Special Extractor Functionalities
Special Extractor Functionalities
The PPX extractor can match user defined regular expressions in text. The regular expressions are defined in a file on the PoolParty server (see PoolParty Directory Structure Linux).

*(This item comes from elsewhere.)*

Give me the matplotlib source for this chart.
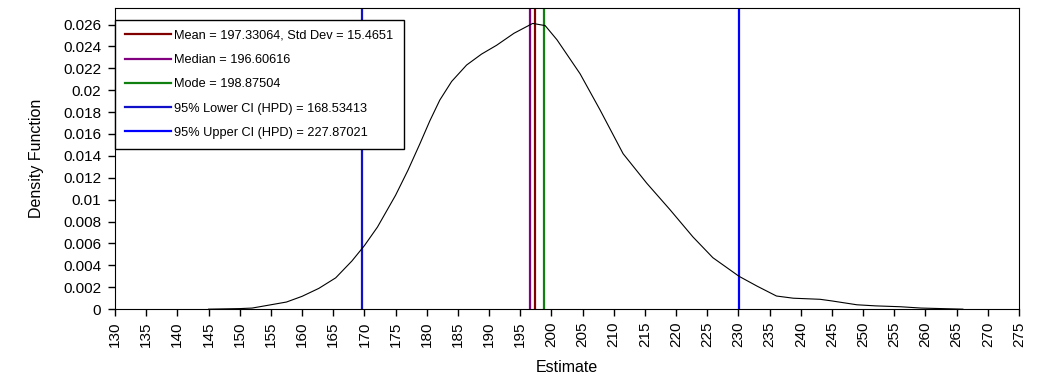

The regular expressions are defied using the Java syntax (see http://docs.oracle.com/javase/9/docs/api/java/util/regex/Pattern.html).
Regular expression:
\b(B|BA|BL|BM|BN|BR|BZ|DL|DO|E|EF|EU|FB|FE|FF|FK|FR|G|GB|GD|GF|GM|GR|GS|GU|HA|HB|HE|HL|HO|I|IL|IM|JE|JO|JU|K|KB|KF|KI|KL|KO|KR|KS|KU|L|LA|LB|LE|LF|LI|LL|LN|LZ|MA|MD|ME|MI|MU|MZ|ND|NK|OP|OW|P|PE|PL|RA|RE|RI|RO|S|SB|SD|SE|SL|SP|SR|SV|SW|SZ|TA|TU|UU|VB|VI|VK|VL|VO|W|WB|WE|WL|WN|WO|WT|WU|WY|WZ|ZE|ZT)[- -]?\d[\dA-Z]{2,4}[A-Z]\b
This regular expression matches Austrian license plates.
Input text:
KI-42KB for a Kfz characteristic of the district Kirchdorf to the Krems
permissible combinations are: KI-1AAA, KI-10AA, KI-100A; KI-10ZZZ, KI-100ZZ, KI-1000Z.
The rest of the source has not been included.